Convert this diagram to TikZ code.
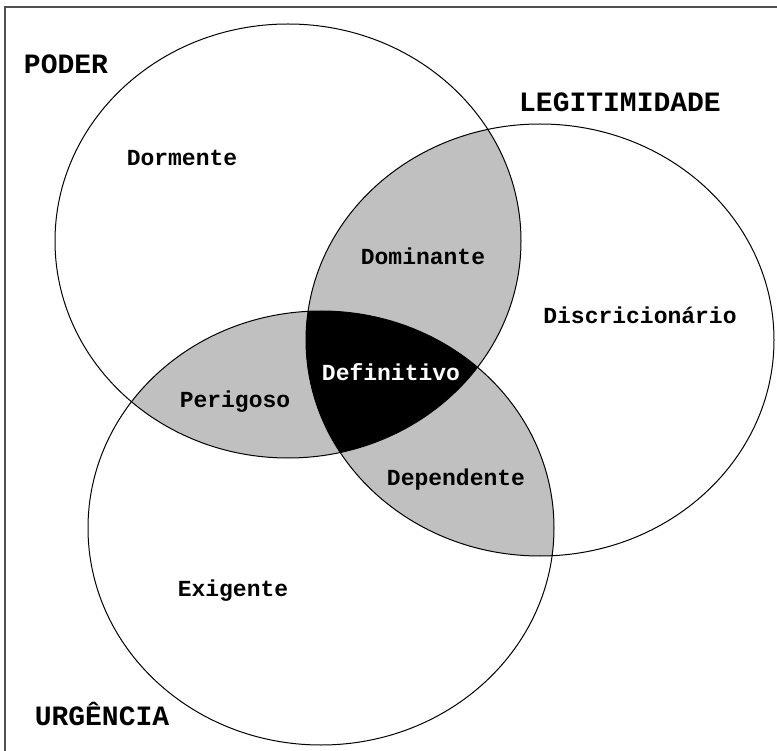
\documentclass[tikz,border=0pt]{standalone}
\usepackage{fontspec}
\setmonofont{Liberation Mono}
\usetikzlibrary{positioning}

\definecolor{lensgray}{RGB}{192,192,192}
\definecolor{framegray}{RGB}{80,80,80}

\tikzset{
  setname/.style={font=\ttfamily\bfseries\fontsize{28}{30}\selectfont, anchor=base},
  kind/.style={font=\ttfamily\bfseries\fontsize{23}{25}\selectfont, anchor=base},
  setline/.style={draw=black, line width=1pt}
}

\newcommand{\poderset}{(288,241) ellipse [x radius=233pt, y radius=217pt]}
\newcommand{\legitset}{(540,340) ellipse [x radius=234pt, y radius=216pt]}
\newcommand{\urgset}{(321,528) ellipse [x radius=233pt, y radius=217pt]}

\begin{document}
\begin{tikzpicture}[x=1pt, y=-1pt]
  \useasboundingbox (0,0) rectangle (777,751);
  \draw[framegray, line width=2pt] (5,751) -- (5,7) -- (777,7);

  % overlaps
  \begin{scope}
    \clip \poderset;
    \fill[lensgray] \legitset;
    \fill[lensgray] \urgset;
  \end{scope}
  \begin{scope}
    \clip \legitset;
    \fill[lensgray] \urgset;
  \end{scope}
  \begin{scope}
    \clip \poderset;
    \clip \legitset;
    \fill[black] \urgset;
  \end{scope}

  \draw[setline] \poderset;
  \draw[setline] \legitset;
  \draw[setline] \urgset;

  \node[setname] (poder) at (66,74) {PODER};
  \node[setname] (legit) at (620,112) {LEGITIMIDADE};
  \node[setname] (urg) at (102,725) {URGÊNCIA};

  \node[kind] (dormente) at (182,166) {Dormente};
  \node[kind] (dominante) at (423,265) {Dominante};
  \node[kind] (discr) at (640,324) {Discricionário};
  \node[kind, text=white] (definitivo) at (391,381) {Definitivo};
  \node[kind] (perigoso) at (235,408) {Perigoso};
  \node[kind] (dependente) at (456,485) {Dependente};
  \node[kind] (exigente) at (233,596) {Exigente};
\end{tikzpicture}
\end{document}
··········
**Aim of the exercise**
Restate the material word for word from its first line through the line containing "(urg) at (102,725)", both included; the pictures do not belong in it.

**Complete answer**
Convert this diagram to TikZ code.
\documentclass[tikz,border=0pt]{standalone}
\usepackage{fontspec}
\setmonofont{Liberation Mono}
\usetikzlibrary{positioning}

\definecolor{lensgray}{RGB}{192,192,192}
\definecolor{framegray}{RGB}{80,80,80}

\tikzset{
  setname/.style={font=\ttfamily\bfseries\fontsize{28}{30}\selectfont, anchor=base},
  kind/.style={font=\ttfamily\bfseries\fontsize{23}{25}\selectfont, anchor=base},
  setline/.style={draw=black, line width=1pt}
}

\newcommand{\poderset}{(288,241) ellipse [x radius=233pt, y radius=217pt]}
\newcommand{\legitset}{(540,340) ellipse [x radius=234pt, y radius=216pt]}
\newcommand{\urgset}{(321,528) ellipse [x radius=233pt, y radius=217pt]}

\begin{document}
\begin{tikzpicture}[x=1pt, y=-1pt]
  \useasboundingbox (0,0) rectangle (777,751);
  \draw[framegray, line width=2pt] (5,751) -- (5,7) -- (777,7);

  % overlaps
  \begin{scope}
    \clip \poderset;
    \fill[lensgray] \legitset;
    \fill[lensgray] \urgset;
  \end{scope}
  \begin{scope}
    \clip \legitset;
    \fill[lensgray] \urgset;
  \end{scope}
  \begin{scope}
    \clip \poderset;
    \clip \legitset;
    \fill[black] \urgset;
  \end{scope}

  \draw[setline] \poderset;
  \draw[setline] \legitset;
  \draw[setline] \urgset;

  \node[setname] (poder) at (66,74) {PODER};
  \node[setname] (legit) at (620,112) {LEGITIMIDADE};
  \node[setname] (urg) at (102,725) {URGÊNCIA};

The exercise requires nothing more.